La moitié des Français surfe sur la Toile, mais seuls 40 % des foyers sont reliés au réseau. Ces usagers comprennent majoritairement des CSP + (38 %), ou des inactifs. Les CSP - représentent seulement 29 % des internautes. Les moins de 35 ans représentent 49 % des internautes. Et cette configuration typée – jeune urbain diplômé – est encore plus prononcée dans la blogosphère.
Les blogs les plus nourris et les plus actifs sont le fait de jeunes urbains dans la trentaine, qui combinent les fonctions de journalistes d'entrepreneurs du Net et de militants citoyens. Nicolas Voisin, auteur de deux romans, a lancé un blog en 2004 avant d'ouvrir en 2006 un site plus large d'informations et de débats, Politicshow. Thierry Crouzet, expert du Net et animateur de bonweb.fr, est ingénieur informaticien et journaliste. Guilhem Fouetillou, ingénieur aujourd'hui thésard, fondateur de RTGI (Réseaux, territoires, et géographie de l'information), start up spécialisée dans l'observatoire de communautés en ligne, édite le site observatoire-présidentielle.fr. On pourrait multiplier les exemples. Ainsi, loin d'apparaître comme la seule résultante d'initiatives de millions d'individus isolés, la blogosphère politique est d'abord tissée par des réseaux préconstitués.

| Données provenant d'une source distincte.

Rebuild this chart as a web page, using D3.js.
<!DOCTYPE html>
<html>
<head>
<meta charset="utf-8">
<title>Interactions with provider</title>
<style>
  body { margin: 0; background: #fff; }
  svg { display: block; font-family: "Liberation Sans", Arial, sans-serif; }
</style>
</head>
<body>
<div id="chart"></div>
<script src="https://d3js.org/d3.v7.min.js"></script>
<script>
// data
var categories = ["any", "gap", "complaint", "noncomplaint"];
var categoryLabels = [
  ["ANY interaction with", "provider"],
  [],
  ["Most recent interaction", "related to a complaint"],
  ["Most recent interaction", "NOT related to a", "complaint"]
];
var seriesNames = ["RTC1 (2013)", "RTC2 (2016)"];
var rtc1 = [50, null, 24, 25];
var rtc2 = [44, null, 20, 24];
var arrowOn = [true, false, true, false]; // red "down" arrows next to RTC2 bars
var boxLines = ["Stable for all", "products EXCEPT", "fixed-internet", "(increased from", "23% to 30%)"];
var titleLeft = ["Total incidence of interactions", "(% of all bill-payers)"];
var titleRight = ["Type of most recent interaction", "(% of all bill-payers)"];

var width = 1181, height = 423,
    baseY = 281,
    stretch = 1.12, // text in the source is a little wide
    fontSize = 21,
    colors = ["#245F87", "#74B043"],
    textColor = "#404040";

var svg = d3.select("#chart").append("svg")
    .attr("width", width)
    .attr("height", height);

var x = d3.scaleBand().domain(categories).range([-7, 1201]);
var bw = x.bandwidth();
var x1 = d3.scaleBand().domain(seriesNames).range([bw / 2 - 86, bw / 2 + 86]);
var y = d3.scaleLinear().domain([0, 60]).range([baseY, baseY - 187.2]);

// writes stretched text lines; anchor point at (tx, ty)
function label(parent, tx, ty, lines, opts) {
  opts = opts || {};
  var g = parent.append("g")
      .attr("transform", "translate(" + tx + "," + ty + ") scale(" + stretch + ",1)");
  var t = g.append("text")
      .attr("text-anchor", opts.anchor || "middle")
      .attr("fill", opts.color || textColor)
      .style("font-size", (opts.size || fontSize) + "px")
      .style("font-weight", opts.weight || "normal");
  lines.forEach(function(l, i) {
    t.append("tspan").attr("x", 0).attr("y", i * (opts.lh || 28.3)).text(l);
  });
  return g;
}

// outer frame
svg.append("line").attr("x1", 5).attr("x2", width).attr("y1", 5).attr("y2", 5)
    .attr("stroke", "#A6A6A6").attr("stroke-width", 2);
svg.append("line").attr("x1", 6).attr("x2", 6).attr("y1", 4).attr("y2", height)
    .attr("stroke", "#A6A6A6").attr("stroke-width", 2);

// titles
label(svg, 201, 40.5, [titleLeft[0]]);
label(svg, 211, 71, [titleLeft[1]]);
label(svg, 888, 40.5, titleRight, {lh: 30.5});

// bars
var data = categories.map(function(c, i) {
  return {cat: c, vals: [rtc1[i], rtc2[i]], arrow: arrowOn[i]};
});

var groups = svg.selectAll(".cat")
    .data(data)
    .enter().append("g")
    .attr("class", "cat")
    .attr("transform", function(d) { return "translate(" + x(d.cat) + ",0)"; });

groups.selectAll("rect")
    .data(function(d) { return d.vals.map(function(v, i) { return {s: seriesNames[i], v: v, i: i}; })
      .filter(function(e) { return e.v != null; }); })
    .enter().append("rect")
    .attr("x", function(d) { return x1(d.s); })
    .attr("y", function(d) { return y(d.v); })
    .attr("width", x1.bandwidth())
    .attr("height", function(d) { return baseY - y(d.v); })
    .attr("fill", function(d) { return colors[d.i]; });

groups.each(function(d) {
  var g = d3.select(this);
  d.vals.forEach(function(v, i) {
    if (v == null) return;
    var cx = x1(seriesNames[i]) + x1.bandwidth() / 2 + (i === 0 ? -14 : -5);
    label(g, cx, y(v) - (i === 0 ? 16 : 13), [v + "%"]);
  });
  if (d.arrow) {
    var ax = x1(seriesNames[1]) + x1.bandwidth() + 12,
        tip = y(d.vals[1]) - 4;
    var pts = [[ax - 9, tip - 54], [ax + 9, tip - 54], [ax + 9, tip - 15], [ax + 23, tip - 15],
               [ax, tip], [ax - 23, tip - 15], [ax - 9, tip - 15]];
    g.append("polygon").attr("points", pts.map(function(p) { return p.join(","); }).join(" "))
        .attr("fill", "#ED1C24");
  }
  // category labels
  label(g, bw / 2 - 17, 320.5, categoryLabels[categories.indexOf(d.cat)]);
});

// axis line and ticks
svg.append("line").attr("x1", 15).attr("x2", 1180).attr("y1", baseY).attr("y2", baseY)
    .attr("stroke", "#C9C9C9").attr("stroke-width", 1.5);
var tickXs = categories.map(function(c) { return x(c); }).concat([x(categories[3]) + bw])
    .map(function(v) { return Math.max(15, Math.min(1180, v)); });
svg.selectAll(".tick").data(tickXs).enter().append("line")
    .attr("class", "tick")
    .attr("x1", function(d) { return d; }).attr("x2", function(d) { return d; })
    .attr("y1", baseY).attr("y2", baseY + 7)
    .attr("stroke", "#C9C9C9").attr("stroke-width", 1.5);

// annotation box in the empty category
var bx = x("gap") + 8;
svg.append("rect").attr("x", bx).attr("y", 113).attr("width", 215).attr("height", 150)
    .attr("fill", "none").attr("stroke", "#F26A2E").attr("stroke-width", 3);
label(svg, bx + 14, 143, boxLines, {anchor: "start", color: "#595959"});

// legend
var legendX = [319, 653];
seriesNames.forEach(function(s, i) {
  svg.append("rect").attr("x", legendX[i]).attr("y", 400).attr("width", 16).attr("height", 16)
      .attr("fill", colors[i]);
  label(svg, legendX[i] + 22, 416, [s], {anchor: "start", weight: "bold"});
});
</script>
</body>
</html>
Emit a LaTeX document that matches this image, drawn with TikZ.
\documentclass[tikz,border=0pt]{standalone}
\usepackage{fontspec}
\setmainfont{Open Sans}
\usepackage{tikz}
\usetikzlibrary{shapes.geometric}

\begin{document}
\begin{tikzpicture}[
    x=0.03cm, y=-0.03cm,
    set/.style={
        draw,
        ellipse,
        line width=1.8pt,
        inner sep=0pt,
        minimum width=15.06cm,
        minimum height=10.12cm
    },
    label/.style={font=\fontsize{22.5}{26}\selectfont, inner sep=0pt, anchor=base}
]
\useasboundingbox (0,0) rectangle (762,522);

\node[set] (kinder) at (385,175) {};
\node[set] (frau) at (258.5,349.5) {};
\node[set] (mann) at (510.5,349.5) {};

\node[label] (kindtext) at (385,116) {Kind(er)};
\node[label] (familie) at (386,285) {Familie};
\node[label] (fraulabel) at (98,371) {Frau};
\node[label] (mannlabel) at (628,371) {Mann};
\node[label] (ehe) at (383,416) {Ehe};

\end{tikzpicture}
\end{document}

Le Net permet l'expression et la publicisation de soi, il accomplit la mise sur orbite de personnes qui, par cette voie, cherchent à faire connaître leurs points de vue et à conquérir une certaine visibilité, et éventuellement une notoriété. Ces blogs nés dans le sillage des présidentielles accueillent donc de jeunes experts ou journalistes en voie de professionnalisation, et parfois déjà bien insérés. La Toile fournit un marchepied à des professionnels qui, plus tard, pourront jouer un rôle dans la vie publique.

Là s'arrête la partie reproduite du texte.